Catorze anos se passam e agora o rancho de Tom tornou-se um dos maiores de todo o país, e seu rebanho beira a casa das dez mil cabeças. No entanto, ele está falido e pretende chegar ao Missouri com seu rebanho para vendê-lo. Enquanto, Tom discute a idéia com Groot e Matt, podemos observar que, ao fundo, existem várias cruzes fincadas no chão, o que significa que o capanga de Don Diego não foi o único a morrer naquele lugar e por motivos semelhantes. Dunson não hesita em atirar, mesmo na situação mais insignificante, sob qualquer circunstância.
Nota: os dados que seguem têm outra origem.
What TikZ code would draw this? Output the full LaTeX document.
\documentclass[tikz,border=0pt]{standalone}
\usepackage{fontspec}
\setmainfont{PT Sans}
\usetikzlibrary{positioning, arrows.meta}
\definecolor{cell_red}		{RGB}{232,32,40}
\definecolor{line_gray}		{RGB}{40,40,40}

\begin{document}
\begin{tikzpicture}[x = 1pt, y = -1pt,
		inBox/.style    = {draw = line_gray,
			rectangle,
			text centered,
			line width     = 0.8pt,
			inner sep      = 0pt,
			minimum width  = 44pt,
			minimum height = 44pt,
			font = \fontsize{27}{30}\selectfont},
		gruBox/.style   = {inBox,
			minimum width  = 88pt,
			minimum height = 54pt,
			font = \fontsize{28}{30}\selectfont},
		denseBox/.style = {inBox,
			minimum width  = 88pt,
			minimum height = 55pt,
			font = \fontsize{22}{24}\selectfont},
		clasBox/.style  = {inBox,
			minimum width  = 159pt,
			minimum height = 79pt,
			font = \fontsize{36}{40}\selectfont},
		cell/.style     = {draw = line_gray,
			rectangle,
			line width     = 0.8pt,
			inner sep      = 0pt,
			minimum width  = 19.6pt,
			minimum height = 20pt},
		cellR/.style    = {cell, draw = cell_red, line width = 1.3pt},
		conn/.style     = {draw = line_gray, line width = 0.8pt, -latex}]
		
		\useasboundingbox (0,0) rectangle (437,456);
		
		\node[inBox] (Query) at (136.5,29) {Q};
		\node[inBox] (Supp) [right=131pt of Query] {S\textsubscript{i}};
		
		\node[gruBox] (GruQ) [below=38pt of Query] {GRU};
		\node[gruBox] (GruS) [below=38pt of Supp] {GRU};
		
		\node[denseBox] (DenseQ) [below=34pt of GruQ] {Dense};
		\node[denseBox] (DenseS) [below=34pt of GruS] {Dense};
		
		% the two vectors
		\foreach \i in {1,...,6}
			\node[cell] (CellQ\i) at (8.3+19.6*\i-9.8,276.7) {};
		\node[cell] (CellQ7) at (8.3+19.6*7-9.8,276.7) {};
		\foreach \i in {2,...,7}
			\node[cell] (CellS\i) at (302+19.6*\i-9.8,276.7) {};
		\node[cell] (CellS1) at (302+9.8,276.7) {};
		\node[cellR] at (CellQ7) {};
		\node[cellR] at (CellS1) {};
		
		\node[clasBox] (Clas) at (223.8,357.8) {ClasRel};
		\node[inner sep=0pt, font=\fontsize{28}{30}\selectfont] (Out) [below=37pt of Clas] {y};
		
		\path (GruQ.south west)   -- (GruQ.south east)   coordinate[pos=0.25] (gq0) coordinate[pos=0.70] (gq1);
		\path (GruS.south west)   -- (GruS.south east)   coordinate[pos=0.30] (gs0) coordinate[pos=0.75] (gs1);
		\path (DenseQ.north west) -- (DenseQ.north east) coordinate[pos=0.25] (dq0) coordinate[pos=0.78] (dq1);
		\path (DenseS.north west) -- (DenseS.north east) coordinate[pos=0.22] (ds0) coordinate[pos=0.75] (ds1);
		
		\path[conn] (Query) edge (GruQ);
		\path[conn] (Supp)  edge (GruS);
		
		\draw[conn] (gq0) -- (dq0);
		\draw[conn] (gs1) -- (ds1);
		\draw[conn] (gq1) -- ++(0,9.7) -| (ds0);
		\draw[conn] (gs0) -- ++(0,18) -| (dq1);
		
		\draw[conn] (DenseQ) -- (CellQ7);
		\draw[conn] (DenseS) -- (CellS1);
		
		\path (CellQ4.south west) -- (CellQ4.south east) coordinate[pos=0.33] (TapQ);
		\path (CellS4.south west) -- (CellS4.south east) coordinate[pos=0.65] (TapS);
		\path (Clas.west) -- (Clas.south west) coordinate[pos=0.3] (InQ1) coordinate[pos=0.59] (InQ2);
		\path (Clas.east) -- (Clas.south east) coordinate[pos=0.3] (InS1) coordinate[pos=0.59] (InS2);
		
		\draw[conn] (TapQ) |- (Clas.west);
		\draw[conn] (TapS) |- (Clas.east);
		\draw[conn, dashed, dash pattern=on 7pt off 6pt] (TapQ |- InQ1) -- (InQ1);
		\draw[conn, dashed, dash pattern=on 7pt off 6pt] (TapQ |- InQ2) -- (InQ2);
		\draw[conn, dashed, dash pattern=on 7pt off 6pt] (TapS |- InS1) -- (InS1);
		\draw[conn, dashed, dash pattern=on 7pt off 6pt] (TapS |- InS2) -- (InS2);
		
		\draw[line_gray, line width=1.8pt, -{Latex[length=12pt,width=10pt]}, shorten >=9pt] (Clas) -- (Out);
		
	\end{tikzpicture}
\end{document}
Pouco antes do início do comboio, um fazendeiro acompanhado de alguns homens, incluindo um pistoleiro chamado Cherry Valence (John Ireland), conhecido como um dos mais rápidos e perigosos da região, vai até o rancho de Dunson reclamar alguns bois que ele diz terem sido roubados. Há um clima de tensão nessa cena e achamos que um combate está prestes a começar, mas Tom decide pagar pelas cabeças, evitando uma briga que lhe custaria muito. Essa tensão é reforçada pela relação "quase" antagônica entre Matt e Cherry, que passa para o outro lado para acompanhá-los na empreitada. Eu disse "quase" porque ela não é desenvolvida, apesar de Groot afirmar "Certamente, teremos problemas entre esses dois". Esses problemas não acontecem nunca, o que torna essa relação entre os dois ambígua. Mais tarde isso foi citado no documentário The Celluloid Closet, sobre a homossexualidade encoberta no cinema.
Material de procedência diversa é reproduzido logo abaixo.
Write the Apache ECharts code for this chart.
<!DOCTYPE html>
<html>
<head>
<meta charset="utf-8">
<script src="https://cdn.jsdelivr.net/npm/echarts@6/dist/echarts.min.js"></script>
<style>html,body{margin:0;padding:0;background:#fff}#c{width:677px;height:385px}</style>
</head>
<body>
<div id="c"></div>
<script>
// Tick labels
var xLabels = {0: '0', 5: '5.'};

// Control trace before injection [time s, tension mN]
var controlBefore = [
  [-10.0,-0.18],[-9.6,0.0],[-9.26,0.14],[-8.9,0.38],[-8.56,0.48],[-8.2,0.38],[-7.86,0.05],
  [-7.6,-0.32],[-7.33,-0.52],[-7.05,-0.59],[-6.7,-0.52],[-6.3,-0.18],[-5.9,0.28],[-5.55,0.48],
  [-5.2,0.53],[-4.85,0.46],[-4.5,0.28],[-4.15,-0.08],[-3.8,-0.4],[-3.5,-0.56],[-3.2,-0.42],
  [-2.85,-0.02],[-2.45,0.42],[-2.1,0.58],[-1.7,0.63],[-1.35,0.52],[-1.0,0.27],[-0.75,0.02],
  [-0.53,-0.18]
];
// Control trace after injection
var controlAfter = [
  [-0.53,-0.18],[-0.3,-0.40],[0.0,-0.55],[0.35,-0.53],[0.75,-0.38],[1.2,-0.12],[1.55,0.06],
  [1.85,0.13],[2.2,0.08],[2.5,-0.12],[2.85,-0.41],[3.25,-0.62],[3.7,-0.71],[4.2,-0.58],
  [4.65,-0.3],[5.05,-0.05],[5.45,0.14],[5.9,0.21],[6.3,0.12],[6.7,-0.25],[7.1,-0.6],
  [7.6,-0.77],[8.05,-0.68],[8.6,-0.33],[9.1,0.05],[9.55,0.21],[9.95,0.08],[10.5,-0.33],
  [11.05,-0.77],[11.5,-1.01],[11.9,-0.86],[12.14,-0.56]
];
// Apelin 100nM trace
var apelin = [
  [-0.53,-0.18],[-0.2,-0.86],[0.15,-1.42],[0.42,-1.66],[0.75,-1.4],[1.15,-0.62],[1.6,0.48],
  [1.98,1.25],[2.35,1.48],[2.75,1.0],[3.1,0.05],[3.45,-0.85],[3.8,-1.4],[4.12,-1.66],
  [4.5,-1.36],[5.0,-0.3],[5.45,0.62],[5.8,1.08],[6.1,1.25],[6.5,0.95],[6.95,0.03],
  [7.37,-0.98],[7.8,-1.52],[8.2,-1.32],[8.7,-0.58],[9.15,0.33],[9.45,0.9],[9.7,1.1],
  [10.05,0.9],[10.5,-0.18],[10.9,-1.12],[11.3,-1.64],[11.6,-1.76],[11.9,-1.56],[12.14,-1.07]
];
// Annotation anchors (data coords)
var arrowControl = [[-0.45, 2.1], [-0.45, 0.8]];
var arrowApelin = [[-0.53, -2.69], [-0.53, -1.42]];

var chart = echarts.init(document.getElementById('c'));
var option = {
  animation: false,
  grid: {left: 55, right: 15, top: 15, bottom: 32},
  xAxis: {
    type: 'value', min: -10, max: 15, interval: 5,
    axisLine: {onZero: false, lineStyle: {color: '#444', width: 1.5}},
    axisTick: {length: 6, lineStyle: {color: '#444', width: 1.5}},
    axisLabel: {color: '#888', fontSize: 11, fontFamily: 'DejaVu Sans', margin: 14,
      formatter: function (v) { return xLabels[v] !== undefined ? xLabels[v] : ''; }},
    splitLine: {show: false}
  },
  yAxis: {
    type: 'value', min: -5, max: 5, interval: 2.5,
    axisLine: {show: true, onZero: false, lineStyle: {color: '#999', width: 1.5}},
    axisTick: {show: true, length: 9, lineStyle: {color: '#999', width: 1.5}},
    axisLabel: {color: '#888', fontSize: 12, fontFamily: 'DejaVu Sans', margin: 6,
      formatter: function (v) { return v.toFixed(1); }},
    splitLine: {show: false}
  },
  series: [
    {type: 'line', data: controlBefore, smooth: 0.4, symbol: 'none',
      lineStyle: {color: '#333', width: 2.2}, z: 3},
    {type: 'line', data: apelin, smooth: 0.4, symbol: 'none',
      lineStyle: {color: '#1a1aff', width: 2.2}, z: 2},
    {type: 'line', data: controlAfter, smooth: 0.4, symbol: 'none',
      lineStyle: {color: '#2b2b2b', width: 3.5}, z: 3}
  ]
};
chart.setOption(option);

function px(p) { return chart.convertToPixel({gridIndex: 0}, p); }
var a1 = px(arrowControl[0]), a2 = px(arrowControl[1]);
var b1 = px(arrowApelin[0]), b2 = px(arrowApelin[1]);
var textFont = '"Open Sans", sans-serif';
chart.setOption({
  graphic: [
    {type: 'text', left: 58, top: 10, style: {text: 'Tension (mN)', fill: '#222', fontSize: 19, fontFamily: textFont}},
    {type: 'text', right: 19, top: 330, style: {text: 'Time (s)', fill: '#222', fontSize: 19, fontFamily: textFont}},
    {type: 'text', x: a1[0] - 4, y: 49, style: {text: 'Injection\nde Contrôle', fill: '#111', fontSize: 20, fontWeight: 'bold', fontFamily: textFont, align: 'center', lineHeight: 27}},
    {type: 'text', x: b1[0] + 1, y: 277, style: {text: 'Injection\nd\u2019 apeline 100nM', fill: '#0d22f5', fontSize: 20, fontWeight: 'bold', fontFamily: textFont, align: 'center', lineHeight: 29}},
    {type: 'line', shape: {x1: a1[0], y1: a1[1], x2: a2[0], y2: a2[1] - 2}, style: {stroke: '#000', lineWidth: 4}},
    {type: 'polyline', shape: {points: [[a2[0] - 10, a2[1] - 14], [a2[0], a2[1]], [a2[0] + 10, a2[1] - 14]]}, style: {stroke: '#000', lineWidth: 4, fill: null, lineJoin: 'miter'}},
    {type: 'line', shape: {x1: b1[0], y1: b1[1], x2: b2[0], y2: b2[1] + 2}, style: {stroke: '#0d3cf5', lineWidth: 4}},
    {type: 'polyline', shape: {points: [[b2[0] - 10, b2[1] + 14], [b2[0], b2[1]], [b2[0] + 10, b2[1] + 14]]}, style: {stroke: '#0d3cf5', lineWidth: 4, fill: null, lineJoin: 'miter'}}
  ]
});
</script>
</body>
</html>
No dia anterior ao início do comboio, Tom diz aos homens que quem decidir acompanhá-lo, terá de ir até o fim. Há algumas desistências em que homens, sem-graças, tentam justificar a decisão de não acompanhá-lo ao passo que Tom responde que não se preocupassem. Eles comemoram, entusiasmados, o começo da travessia e essa é a última vez em que vemos uma cena num lugar fechado, atá os dez minutos finais. E olhando de novo essa cena, temos uma noção da evolução das personagens e de suas relações interdependentes.
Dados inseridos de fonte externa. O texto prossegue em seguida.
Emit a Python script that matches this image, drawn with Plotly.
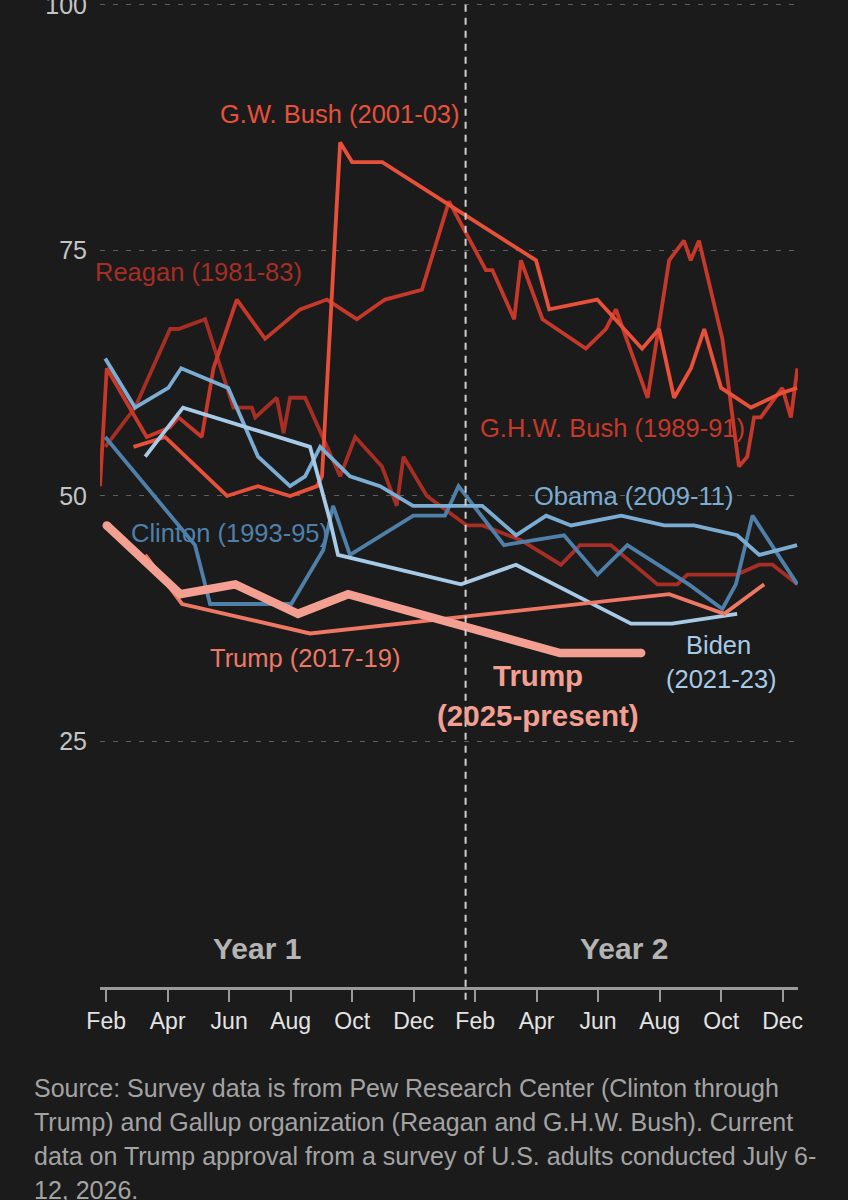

Rio Vermelho é também o filme em que John Wayne tem sua melhor atuação, IMO. Dizem que quando John Ford assistiu a esse filme, ele comentou com Hawks: "Eu nunca imaginei que esse filho da puta saberia atuar". A medida em que o comboio prossegue, diversas situações (que eu não vou revelar, para não estragar o filme) têm lugar e elas levam a conflitos entre as personagens, Dunson contra o resto do grupo, encabeçado por Matt, culminando num motim. Uma curiosidade é que John Wayne e Montgomery Clift eram conhecidos por terem visões políticas opostas, por isso havia uma certa preocupação no início de que eles não se dariam bem. Por isso, quando as filmagens começaram os atores concordaram em não discutir política no set.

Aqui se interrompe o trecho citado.